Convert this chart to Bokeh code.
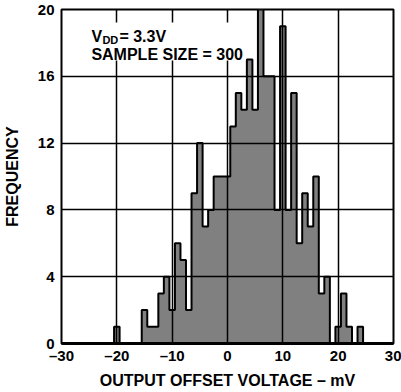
from bokeh.plotting import figure
from bokeh.models import FixedTicker, BoxAnnotation, Label
from bokeh.embed import file_html
from bokeh.resources import INLINE

# Histogram data: 1 mV bins centered on integer mV values
bin_centers = list(range(-20, 25))
counts = [1, 0, 0, 0, 0,
          2, 1, 1, 3, 4, 2, 6, 5, 2, 9, 12, 7, 8, 10, 10,
          10, 13, 15, 14, 17, 14, 20, 16, 16, 8, 19, 8, 15, 6, 9,
          7, 10, 3, 4, 0, 1, 3, 1, 0, 1]

x_ticks = [-30, -20, -10, 0, 10, 20, 30]
x_tick_labels = ["\u201330", "\u201320", "\u201310", "0", "10", "20", "30"]
y_ticks = [0, 4, 8, 12, 16, 20]

FONT = "Liberation Sans"

p = figure(width=401, height=392, x_range=(-30, 30), y_range=(0, 20),
           output_backend="svg", toolbar_location=None,
           min_border_left=57, min_border_right=8, min_border_top=9,
           min_border_bottom=49)
p.background_fill_color = "white"
p.border_fill_color = "white"
p.outline_line_color = "black"
p.outline_line_width = 2

# outline/fill as a step (padded with zero bins)
step_x = [bin_centers[0] - 1] + bin_centers + [bin_centers[-1] + 1]
step_y = [0] + counts + [0]
p.varea_step(x=step_x, y1=[0] * len(step_y), y2=step_y, step_mode="center",
             fill_color="#808080")
p.step(step_x, step_y, mode="center", line_color="black", line_width=2)

# axes
p.xaxis.ticker = FixedTicker(ticks=x_ticks)
p.xaxis.major_label_overrides = {t: l for t, l in zip(x_ticks, x_tick_labels)}
p.yaxis.ticker = FixedTicker(ticks=y_ticks)
for ax in (p.xaxis[0], p.yaxis[0]):
    ax.major_tick_line_color = None
    ax.minor_tick_line_color = None
    ax.major_tick_out = 0
    ax.major_tick_in = 0
    ax.axis_line_color = None
    ax.major_label_text_font = FONT
    ax.major_label_text_font_style = "bold"
    ax.major_label_text_font_size = "15px"
    ax.major_label_text_color = "black"
    ax.axis_label_text_font = FONT
    ax.axis_label_text_font_style = "bold"
    ax.axis_label_text_font_size = "16px"
    ax.axis_label_text_color = "black"
p.xaxis.axis_line_color = "black"
p.xaxis.axis_line_width = 3
p.xaxis.axis_label = "OUTPUT OFFSET VOLTAGE \u2013 mV"
p.yaxis.axis_label = "FREQUENCY"
p.xaxis.major_label_standoff = 3
p.xaxis.axis_label_standoff = 5
p.yaxis.major_label_standoff = 7
p.yaxis.axis_label_standoff = 14

# grid on top of the bars
p.xgrid.ticker = FixedTicker(ticks=x_ticks)
p.ygrid.ticker = FixedTicker(ticks=y_ticks)
for g in (p.xgrid[0], p.ygrid[0]):
    g.grid_line_color = "black"
    g.grid_line_width = 1.5
    g.grid_line_alpha = 1.0
    g.level = "annotation"

# white backing box for the annotation text
box = BoxAnnotation(left=-26, right=3.3, bottom=16.95, top=19.22,
                    fill_color="white", fill_alpha=1.0, line_color=None)
box.level = "overlay"
p.add_layout(box)

ax0, ay1, ay2 = -24.6, 18.38, 17.31
for txt, size, dx, dy in [("V", "16px", 0, 0), ("DD", "11px", 11, -3),
                          ("= 3.3V", "16px", 28, 0)]:
    lb = Label(x=ax0, y=ay1, text=txt, x_offset=dx, y_offset=dy,
               text_font=FONT, text_font_style="bold", text_font_size=size,
               text_color="black", text_baseline="alphabetic")
    lb.level = "overlay"
    p.add_layout(lb)
lb2 = Label(x=ax0, y=ay2, text="SAMPLE SIZE = 300",
            text_font=FONT, text_font_style="bold", text_font_size="16px",
            text_color="black", text_baseline="alphabetic")
lb2.level = "overlay"
p.add_layout(lb2)

open("out.html", "w").write(file_html(p, INLINE))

◇ ◇ ◇ ◇ ◇ ◇ ◇

→ **SHORT PROBLEM**:
Repeat the lines of the listing above verbatim, beginning at its first line and ending at the line containing "from bokeh.resources import INLINE", which is included. Omit pictures.

→ **TASK RESULT**:
Convert this chart to Bokeh code.
from bokeh.plotting import figure
from bokeh.models import FixedTicker, BoxAnnotation, Label
from bokeh.embed import file_html
from bokeh.resources import INLINE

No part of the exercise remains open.